The CLI exposes this as sx update for clarity, but it is Index underneath with replace-oriented reporting.

sx update products.sx --file changed.jsonl

Deletes

Delete removes a document by external id and reports whether it existed. The delete is soft: the postings stay in their immutable segment until compaction reaps them, but the document is no longer returned by queries or by GetByExternalID, and its stored body is dropped.

existed, err := db.Delete("p2")
sx delete products.sx p2 p7 p9

A missing id is reported but does not fail the batch.

Reading documents back

Fetch a stored document by external id or by internal doc-id.

doc, err := db.GetByExternalID("p1")
doc, err := db.GetByDocID(42)
sx get products.sx --id p1
sx get products.sx 42

Compaction and vacuum

Deletes and replaces leave tombstones behind. Compaction merges segments into one new segment that omits every deleted document, then recomputes the index-wide statistics.
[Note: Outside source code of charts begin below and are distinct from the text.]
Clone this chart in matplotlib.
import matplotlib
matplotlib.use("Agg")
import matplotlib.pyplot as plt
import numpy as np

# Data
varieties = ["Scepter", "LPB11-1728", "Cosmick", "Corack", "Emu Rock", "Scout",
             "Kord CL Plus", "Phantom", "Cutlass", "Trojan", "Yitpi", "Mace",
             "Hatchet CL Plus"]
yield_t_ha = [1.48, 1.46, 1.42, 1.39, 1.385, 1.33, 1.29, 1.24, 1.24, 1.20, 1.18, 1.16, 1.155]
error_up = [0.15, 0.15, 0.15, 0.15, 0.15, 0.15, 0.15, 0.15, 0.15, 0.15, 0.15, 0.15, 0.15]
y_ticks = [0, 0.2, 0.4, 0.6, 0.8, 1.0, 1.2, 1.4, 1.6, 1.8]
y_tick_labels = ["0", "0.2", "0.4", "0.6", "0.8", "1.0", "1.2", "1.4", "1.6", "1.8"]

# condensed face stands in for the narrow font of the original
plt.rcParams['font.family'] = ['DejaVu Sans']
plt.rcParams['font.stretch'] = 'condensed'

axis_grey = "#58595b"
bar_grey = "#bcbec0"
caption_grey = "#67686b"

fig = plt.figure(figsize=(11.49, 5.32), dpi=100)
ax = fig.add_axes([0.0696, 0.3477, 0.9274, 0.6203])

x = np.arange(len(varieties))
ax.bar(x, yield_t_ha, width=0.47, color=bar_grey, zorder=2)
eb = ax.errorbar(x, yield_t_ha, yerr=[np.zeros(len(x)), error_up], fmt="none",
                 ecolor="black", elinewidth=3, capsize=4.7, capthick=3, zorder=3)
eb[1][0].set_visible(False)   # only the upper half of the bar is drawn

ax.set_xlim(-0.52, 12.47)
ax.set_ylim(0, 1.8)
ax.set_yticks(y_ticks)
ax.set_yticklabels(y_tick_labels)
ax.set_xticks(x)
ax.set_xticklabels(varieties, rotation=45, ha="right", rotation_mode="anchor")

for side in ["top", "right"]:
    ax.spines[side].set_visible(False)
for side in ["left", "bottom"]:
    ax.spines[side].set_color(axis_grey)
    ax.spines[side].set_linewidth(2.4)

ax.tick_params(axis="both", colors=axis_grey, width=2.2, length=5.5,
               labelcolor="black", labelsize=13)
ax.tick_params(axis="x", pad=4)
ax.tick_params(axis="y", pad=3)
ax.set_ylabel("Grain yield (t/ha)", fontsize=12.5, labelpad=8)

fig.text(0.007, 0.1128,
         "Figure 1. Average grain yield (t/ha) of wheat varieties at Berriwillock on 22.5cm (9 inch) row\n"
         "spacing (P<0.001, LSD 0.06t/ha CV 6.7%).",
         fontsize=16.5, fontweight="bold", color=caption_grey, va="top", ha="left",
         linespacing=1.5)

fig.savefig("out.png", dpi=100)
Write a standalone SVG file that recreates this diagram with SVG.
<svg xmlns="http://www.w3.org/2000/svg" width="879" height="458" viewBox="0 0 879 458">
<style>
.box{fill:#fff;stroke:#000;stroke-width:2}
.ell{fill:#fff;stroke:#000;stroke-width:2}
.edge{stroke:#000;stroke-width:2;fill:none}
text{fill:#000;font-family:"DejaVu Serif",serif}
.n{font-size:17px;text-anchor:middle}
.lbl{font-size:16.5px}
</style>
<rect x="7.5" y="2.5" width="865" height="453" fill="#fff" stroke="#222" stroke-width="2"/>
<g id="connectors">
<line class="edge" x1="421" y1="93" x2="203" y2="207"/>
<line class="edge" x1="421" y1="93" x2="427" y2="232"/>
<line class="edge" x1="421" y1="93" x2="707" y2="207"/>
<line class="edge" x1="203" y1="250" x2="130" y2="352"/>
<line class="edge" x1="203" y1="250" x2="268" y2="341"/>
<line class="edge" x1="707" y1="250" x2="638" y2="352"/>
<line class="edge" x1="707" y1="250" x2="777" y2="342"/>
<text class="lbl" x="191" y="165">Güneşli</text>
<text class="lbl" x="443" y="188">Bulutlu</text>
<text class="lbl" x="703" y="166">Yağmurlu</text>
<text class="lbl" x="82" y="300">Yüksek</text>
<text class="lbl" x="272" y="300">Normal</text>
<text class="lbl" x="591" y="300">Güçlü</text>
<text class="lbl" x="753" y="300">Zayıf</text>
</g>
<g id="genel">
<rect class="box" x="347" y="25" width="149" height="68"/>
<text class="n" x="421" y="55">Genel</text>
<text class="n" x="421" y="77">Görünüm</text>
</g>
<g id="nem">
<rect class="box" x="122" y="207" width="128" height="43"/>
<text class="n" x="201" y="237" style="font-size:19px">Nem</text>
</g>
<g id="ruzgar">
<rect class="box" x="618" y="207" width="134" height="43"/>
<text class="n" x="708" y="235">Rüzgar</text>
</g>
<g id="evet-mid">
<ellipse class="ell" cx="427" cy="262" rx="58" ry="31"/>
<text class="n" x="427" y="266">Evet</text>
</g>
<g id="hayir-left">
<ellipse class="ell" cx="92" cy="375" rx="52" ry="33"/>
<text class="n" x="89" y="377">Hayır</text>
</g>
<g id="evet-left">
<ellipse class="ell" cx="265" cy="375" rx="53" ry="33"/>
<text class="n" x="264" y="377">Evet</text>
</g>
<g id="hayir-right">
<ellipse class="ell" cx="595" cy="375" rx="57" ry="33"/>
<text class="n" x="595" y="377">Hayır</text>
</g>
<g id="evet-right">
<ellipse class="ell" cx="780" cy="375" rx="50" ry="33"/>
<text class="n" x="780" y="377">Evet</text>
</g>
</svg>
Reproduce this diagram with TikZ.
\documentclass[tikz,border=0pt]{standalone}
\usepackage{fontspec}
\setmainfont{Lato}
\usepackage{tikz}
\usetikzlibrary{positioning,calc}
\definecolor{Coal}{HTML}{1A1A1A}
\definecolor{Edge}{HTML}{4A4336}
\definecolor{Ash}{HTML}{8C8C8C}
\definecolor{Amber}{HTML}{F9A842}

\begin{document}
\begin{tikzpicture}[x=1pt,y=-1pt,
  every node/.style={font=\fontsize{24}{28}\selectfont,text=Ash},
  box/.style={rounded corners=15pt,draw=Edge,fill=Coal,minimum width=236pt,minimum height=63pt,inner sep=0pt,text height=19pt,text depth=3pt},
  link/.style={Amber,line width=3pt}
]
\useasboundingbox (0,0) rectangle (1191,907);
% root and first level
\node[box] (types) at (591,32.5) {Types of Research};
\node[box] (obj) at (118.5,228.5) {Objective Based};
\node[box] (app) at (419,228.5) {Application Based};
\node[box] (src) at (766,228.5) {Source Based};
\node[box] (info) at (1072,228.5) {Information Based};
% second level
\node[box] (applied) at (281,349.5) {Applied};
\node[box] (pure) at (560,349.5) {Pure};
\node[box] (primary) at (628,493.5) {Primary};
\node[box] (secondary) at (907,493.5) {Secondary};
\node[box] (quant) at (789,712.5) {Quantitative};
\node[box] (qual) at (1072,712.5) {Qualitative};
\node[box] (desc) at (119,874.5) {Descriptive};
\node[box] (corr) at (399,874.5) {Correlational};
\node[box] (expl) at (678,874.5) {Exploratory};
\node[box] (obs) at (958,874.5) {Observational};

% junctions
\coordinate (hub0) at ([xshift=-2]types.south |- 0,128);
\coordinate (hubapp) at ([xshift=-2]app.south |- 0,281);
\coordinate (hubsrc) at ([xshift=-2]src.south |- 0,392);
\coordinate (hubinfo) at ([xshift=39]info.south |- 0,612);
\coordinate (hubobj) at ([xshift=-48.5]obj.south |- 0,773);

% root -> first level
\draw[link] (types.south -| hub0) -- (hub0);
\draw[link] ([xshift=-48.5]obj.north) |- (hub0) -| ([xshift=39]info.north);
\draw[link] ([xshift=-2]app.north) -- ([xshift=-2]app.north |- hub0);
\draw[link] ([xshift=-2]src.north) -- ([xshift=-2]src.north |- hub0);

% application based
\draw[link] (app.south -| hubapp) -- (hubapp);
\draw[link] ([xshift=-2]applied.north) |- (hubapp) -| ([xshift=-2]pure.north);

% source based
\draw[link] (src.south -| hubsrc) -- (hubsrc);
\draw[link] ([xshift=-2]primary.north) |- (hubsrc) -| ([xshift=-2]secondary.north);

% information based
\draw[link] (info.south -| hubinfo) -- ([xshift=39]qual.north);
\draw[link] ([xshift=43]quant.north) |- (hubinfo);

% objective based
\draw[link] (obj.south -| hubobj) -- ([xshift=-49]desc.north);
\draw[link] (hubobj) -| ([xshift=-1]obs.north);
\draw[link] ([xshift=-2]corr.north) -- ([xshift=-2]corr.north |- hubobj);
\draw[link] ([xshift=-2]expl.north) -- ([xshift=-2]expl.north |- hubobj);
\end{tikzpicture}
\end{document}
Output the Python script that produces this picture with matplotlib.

The whole round runs in a single transaction, so readers see either all the old segments or the one merged segment, never a half state.

merged, err := db.Compact()    // one tiered round; 0 when no tier is over threshold
merged, err := db.CompactAll() // force-merge every segment into one
sx compact products.sx          # one tiered round
sx compact products.sx --all    # force-merge everything
sx vacuum products.sx           # alias for compact --all under an operational name

The single-file layout reuses freed pages through an internal freelist rather than truncating, so the file does not necessarily shrink on disk. What vacuum guarantees is that deleted documents stop costing query time and their pages return to the freelist for reuse. See operations for monitoring when compaction is due.

Inspecting the result

sx inspect dumps the segment structure: each segment with its document count and per-field term and posting statistics.

sx inspect products.sx
sx schema products.sx           # print the stored schema as JSON

The Go equivalents are db.Segments() and db.Schema().